Some ideas for this tragedy include everything from an explosion in the heating system of the ship, inability to control her in the strong current to turbulent weather that left her floating directionless. Any of these could have caused her to eventually drift from the Southern African Shoreline into the Antarctic Circle. The liner had enough provisions on board to last a full year. Surely if the ship sank to the ocean floor, something like a deck chair or even bodies would have been found at some point.
The Greek liner, Oceanos, a cruise ship which sank in early August of 1991 is one story with a happy ending. While the captain and crew abandoned the ship, it was the entertainers who sent the distress call and made sure everyone was rescued. All 600 passengers and crew aboard the Oceanos were rescued safely and is still deemed a miracle. It’s known as one of the largest and most-successful rescue attempts in modern history on the Southern African coast.

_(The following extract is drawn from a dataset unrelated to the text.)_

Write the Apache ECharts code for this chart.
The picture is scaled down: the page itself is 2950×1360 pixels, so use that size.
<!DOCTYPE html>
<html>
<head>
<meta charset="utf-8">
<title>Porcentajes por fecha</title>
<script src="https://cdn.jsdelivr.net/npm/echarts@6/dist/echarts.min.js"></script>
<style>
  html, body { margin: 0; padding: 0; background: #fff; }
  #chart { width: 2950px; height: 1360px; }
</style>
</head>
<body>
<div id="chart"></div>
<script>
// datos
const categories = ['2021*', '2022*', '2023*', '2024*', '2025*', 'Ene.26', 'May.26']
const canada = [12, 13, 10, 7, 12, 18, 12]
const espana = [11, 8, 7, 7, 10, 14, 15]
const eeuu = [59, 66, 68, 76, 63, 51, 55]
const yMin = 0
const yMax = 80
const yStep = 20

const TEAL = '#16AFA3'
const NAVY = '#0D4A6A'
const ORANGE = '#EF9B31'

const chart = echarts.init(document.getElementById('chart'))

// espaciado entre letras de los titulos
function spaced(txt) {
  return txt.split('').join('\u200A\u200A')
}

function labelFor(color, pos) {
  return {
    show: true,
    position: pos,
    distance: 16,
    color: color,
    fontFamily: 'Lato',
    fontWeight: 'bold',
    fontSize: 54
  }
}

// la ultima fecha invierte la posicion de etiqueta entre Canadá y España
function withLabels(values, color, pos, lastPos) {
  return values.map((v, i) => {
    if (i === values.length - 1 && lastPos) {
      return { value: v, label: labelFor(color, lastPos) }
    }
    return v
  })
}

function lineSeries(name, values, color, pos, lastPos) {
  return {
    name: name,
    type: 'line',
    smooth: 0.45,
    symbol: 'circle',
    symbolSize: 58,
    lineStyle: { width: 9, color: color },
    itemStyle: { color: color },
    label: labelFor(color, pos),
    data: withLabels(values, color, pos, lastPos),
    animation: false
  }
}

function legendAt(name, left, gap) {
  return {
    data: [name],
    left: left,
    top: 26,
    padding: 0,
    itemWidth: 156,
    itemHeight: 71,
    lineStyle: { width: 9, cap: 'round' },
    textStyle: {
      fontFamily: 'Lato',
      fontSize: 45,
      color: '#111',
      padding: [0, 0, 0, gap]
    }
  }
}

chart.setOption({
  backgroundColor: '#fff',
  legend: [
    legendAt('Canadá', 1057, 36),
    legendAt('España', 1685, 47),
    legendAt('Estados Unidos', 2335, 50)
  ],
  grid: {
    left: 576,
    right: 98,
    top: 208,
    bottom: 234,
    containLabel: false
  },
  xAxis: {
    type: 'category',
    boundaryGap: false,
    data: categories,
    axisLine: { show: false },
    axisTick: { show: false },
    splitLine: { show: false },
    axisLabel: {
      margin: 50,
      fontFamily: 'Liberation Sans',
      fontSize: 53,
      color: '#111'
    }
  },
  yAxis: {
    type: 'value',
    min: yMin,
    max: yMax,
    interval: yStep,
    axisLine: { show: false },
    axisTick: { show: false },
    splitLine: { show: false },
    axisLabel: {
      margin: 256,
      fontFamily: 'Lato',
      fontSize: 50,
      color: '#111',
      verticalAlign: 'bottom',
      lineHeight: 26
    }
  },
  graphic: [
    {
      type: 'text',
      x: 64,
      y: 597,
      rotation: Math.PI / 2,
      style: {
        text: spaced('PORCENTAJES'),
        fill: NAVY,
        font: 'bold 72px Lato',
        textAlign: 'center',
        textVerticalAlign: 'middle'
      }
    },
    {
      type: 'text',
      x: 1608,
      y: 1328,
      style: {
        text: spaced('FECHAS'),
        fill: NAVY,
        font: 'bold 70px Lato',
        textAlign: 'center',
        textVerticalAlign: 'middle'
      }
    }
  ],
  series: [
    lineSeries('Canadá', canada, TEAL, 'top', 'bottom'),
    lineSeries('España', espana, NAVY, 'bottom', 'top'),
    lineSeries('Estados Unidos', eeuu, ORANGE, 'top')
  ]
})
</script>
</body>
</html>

After an expedition funded through N.U.M.A. (National Underwater and Marine Agency) and led by Emlyn Brown in 1999, evidence was thought to be found of the mysterious vessel; even this, however, was confirmed not to be the remains of the SS Waratah.
Clive Cussler, founder of N.U.M.A is quoted as saying “We have already searched for the WARATAH on nine separate expeditions since 1983. I guess she is going to continue to be elusive a while longer, but Emlyn and I refuse to give up.”